[Items listed in a dataset]
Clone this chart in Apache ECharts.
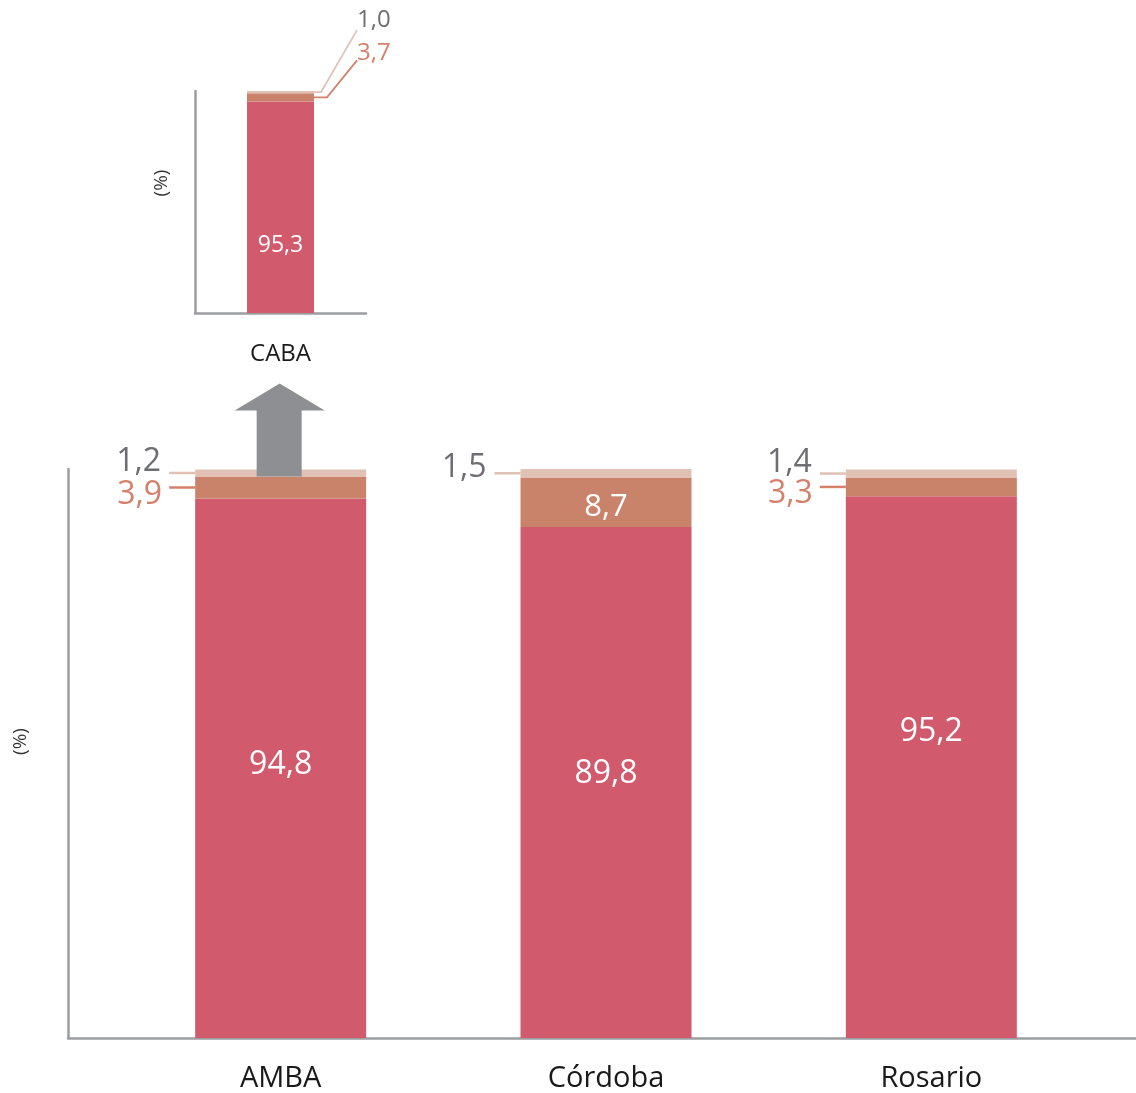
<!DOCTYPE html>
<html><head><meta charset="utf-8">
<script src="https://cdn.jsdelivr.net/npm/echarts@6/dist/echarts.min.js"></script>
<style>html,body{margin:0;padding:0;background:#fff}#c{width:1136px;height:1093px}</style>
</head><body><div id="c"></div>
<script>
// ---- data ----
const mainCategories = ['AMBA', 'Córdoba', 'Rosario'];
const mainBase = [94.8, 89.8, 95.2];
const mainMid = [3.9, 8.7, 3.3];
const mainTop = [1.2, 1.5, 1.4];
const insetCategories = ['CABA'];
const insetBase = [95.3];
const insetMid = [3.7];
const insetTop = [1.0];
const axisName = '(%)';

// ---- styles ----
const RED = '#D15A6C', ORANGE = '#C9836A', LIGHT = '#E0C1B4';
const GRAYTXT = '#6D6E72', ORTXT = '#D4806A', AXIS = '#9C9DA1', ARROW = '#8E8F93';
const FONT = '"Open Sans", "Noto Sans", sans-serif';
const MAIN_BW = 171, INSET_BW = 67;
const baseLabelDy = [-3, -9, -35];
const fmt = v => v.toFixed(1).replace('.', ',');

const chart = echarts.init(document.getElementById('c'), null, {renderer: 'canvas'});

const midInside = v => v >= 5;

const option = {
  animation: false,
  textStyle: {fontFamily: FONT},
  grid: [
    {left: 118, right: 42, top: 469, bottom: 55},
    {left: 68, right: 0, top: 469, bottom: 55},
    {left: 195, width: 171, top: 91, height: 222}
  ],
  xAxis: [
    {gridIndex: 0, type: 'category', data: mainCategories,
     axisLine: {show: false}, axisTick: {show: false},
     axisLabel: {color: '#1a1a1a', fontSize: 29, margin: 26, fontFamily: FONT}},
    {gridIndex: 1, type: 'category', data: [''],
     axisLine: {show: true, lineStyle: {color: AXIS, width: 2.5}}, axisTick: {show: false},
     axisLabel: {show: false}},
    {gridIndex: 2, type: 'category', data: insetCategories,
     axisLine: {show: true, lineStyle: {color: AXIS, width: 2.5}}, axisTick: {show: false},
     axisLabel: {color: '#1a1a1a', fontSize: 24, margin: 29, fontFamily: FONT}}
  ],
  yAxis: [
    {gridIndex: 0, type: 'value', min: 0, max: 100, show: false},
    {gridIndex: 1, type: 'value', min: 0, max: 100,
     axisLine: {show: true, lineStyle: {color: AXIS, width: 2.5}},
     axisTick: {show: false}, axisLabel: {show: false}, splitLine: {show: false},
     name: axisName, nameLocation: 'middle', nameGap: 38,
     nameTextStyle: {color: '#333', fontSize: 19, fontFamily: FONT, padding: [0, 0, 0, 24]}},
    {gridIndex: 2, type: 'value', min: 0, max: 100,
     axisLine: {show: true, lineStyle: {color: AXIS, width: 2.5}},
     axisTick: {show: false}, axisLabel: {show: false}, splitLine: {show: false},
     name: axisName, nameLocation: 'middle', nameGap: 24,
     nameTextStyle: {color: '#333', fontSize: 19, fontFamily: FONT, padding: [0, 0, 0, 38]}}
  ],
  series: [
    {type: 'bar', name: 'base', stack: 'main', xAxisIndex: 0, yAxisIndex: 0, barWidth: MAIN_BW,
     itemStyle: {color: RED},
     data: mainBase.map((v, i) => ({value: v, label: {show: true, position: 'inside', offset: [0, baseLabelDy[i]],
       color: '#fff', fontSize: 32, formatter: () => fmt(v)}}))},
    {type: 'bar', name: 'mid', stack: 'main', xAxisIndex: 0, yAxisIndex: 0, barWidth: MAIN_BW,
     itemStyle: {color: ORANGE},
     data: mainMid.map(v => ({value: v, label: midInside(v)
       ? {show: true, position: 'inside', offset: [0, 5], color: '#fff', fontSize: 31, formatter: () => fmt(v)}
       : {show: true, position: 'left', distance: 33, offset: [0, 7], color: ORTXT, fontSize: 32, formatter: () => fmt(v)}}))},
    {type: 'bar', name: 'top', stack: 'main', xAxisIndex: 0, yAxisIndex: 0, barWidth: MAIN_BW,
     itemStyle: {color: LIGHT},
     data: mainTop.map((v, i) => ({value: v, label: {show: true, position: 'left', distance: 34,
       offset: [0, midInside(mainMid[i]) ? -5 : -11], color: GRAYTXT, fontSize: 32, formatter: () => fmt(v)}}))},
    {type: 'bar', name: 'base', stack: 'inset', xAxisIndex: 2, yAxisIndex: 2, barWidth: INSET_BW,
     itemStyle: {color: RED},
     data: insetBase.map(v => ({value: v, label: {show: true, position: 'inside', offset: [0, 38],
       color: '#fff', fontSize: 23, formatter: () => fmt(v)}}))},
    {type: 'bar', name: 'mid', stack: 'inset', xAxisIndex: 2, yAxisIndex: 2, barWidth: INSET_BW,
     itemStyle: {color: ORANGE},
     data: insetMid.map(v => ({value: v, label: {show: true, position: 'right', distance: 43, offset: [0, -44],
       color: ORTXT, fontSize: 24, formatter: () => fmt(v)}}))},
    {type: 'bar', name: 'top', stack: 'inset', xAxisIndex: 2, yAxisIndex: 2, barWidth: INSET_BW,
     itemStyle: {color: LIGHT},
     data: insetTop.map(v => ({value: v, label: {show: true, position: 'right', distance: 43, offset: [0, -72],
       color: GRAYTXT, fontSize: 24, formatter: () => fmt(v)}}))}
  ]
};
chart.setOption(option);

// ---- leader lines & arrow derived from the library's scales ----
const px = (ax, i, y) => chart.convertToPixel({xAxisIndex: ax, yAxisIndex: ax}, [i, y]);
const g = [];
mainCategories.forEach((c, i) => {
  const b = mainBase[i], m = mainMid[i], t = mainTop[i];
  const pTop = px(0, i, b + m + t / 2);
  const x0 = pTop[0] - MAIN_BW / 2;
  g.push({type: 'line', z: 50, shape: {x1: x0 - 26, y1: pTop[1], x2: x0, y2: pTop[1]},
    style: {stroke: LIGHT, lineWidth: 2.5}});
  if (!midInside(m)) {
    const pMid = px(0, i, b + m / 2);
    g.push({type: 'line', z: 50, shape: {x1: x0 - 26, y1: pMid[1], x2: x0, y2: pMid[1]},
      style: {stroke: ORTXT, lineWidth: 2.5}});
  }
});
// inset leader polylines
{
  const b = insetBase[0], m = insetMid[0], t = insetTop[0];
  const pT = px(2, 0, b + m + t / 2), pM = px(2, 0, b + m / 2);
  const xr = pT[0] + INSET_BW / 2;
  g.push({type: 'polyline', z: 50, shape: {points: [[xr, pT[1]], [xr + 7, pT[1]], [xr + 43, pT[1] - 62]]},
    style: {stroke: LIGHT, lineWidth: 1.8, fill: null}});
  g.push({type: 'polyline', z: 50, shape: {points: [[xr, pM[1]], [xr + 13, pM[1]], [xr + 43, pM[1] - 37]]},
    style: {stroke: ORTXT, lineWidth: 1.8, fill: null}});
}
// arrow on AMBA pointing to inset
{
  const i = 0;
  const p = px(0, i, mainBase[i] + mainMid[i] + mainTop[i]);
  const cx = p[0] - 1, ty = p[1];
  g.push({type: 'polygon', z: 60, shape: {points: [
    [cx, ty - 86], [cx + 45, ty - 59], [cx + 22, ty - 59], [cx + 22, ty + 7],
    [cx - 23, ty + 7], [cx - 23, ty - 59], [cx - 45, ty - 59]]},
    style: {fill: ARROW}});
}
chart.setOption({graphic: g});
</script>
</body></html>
==
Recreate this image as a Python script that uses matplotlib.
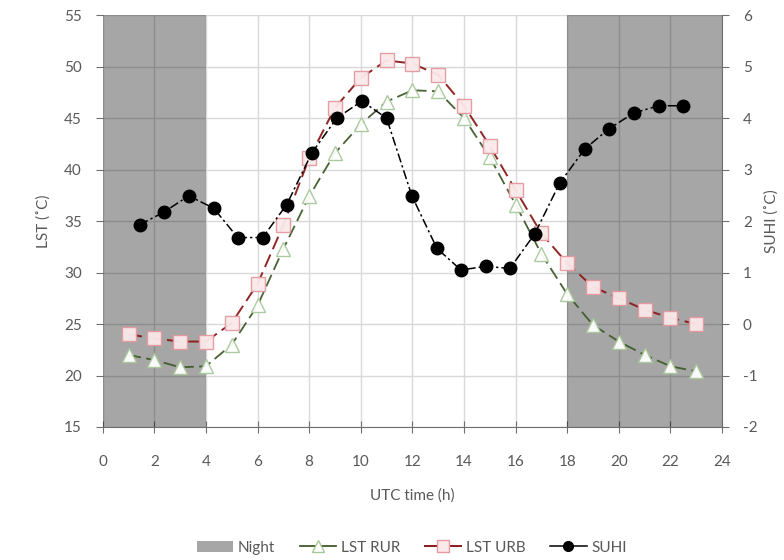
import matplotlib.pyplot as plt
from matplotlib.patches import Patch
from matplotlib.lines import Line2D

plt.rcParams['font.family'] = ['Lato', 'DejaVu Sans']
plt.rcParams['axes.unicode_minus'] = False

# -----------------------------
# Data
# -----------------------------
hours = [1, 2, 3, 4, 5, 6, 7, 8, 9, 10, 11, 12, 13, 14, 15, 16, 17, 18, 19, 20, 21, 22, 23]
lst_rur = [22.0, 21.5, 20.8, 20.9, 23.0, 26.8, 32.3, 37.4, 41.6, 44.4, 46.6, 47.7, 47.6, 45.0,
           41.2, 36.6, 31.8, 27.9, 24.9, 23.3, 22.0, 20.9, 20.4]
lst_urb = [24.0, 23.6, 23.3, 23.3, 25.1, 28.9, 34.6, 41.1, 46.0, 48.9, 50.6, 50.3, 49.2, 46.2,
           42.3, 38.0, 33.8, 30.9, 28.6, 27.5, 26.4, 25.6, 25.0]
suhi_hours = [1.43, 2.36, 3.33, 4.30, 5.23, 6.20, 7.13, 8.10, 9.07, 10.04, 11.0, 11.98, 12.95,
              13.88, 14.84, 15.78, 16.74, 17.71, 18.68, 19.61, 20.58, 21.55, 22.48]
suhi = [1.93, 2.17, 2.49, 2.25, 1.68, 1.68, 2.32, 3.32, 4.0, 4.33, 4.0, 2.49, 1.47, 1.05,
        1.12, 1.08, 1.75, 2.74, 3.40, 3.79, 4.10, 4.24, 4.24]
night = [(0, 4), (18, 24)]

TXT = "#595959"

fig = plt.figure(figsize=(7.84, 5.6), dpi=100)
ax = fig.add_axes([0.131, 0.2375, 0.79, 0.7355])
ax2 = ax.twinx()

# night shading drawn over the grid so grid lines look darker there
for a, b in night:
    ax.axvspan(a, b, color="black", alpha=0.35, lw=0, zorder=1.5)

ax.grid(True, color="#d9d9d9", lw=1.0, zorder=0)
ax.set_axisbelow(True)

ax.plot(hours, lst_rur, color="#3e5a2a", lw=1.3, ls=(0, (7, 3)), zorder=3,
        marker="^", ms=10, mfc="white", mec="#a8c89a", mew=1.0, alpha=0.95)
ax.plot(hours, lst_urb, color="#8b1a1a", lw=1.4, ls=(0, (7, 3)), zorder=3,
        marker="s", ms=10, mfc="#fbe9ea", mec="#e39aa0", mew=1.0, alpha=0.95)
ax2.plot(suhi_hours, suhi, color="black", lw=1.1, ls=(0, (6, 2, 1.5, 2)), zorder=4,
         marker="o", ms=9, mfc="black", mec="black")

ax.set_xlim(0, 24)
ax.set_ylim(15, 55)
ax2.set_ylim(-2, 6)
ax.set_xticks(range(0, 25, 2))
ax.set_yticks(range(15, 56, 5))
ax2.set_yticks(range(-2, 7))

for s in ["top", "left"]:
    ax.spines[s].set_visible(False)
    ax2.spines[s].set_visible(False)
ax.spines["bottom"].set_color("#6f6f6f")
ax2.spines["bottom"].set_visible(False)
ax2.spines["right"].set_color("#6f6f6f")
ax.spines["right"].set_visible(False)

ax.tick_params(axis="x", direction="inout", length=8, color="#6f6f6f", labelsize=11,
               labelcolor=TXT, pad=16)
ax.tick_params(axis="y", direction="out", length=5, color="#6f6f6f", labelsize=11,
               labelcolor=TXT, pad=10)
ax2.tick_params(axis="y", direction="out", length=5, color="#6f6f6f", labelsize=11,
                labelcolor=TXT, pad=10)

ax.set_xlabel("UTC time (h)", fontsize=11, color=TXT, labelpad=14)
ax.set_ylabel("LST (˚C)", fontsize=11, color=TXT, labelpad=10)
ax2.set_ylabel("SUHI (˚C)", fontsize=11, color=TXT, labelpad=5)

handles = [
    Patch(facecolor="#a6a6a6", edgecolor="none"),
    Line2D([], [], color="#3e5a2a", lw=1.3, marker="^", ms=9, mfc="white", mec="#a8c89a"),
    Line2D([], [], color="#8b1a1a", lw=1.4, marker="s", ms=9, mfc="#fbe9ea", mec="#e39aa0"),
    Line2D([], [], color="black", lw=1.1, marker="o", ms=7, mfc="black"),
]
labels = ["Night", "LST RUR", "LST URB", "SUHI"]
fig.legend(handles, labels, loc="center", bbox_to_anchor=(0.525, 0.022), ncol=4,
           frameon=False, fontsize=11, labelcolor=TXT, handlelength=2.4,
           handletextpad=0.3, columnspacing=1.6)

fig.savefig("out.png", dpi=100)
==
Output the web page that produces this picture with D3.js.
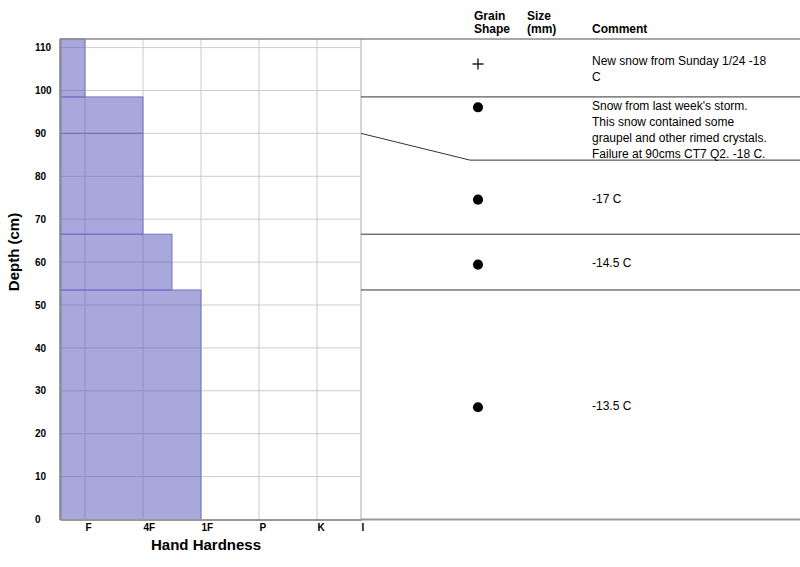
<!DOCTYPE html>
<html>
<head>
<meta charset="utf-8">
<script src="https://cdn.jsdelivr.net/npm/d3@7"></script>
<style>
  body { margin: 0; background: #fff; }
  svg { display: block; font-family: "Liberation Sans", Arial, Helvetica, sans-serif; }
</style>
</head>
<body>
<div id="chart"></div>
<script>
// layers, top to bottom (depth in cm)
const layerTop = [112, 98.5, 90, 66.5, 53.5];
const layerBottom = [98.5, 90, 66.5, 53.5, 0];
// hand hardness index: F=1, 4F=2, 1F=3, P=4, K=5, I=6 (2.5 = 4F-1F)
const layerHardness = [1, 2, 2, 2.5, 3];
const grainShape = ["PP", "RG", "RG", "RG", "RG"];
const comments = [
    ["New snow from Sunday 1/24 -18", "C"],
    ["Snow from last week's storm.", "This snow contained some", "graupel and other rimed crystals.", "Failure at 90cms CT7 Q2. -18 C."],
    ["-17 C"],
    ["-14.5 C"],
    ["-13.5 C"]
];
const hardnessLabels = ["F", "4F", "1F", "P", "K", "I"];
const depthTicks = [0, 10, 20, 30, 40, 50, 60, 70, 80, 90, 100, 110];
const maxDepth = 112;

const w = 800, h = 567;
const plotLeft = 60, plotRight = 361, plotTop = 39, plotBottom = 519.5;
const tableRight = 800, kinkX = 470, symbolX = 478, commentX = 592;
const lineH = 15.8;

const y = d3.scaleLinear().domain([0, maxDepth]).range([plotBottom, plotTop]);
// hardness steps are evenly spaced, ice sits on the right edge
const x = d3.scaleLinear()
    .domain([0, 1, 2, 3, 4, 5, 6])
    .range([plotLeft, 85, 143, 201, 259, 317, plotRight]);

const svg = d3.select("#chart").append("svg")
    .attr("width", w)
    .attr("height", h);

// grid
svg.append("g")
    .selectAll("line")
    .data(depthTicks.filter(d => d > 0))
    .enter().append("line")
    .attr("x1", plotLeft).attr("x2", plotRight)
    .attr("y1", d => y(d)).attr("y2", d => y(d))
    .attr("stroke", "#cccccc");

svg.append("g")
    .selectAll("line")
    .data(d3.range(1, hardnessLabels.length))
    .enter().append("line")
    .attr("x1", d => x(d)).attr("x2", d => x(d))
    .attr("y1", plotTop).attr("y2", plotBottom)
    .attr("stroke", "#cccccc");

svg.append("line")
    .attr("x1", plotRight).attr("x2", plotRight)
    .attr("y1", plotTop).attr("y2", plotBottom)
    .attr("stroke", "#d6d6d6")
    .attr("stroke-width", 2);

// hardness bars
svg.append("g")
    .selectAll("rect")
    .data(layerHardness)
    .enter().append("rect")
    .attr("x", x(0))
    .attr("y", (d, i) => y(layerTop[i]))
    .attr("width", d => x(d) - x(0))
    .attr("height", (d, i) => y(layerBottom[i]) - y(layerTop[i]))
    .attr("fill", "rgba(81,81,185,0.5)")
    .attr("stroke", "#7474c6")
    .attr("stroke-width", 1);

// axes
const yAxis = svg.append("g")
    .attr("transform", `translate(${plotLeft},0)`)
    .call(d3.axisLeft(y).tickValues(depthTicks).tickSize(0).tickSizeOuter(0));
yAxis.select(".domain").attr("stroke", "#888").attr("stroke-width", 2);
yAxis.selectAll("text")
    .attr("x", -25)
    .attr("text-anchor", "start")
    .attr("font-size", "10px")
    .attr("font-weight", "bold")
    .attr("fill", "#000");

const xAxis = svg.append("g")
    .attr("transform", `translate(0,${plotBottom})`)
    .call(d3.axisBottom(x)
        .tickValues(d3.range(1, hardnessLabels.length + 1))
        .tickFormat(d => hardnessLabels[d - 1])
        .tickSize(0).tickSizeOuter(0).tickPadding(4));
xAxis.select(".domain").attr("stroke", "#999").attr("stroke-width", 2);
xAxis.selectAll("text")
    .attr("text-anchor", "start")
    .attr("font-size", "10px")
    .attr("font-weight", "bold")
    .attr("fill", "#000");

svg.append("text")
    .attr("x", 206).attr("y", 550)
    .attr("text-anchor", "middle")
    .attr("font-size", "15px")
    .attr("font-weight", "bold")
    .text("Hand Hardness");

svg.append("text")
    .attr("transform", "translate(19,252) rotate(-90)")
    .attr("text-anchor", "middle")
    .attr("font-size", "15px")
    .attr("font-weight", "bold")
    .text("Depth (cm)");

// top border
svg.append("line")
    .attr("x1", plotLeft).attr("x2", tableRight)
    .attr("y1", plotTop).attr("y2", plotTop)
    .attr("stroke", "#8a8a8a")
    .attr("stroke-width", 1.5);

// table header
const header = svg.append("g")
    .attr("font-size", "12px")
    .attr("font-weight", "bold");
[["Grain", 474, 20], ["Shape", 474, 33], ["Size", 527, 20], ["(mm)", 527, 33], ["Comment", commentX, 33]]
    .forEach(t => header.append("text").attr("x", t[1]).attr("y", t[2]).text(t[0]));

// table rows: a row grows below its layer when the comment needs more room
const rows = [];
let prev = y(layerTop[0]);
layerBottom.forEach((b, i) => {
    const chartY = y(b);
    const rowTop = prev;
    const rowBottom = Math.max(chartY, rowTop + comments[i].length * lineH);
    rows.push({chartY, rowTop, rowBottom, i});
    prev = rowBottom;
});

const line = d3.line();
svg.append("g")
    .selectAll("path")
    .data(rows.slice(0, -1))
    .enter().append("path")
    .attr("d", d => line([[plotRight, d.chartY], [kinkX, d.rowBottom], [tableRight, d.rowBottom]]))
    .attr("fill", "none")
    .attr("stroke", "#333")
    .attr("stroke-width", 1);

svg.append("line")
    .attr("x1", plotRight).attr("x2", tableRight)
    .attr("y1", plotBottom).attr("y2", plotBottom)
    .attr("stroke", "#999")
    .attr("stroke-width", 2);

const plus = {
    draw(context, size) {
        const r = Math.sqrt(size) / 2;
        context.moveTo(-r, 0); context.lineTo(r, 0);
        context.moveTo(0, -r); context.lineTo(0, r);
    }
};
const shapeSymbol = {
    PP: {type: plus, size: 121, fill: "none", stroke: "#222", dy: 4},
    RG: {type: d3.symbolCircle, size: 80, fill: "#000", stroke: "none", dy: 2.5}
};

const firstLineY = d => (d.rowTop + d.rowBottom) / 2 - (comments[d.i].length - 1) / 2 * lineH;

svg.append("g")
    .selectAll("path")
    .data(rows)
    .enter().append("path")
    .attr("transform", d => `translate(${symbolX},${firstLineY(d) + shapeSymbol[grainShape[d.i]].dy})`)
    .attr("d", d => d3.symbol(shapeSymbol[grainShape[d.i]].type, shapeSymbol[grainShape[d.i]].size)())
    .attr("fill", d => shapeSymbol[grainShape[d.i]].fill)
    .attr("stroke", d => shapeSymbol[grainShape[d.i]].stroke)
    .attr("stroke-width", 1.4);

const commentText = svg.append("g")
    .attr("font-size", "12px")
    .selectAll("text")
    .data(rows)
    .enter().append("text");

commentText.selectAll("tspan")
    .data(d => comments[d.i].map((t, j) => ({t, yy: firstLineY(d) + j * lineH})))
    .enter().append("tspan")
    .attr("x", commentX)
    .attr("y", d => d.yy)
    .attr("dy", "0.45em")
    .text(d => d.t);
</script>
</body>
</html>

▸ Exercise task
Your job is to reproduce the lines from the one with "Recreate this image" through the one with "plt.rcParams['axes.unicode_minus'] = False", both kept, exactly as they are. Leave out the pictures.

▸ Right answer
Recreate this image as a Python script that uses matplotlib.
import matplotlib.pyplot as plt
from matplotlib.patches import Patch
from matplotlib.lines import Line2D

plt.rcParams['font.family'] = ['Lato', 'DejaVu Sans']
plt.rcParams['axes.unicode_minus'] = False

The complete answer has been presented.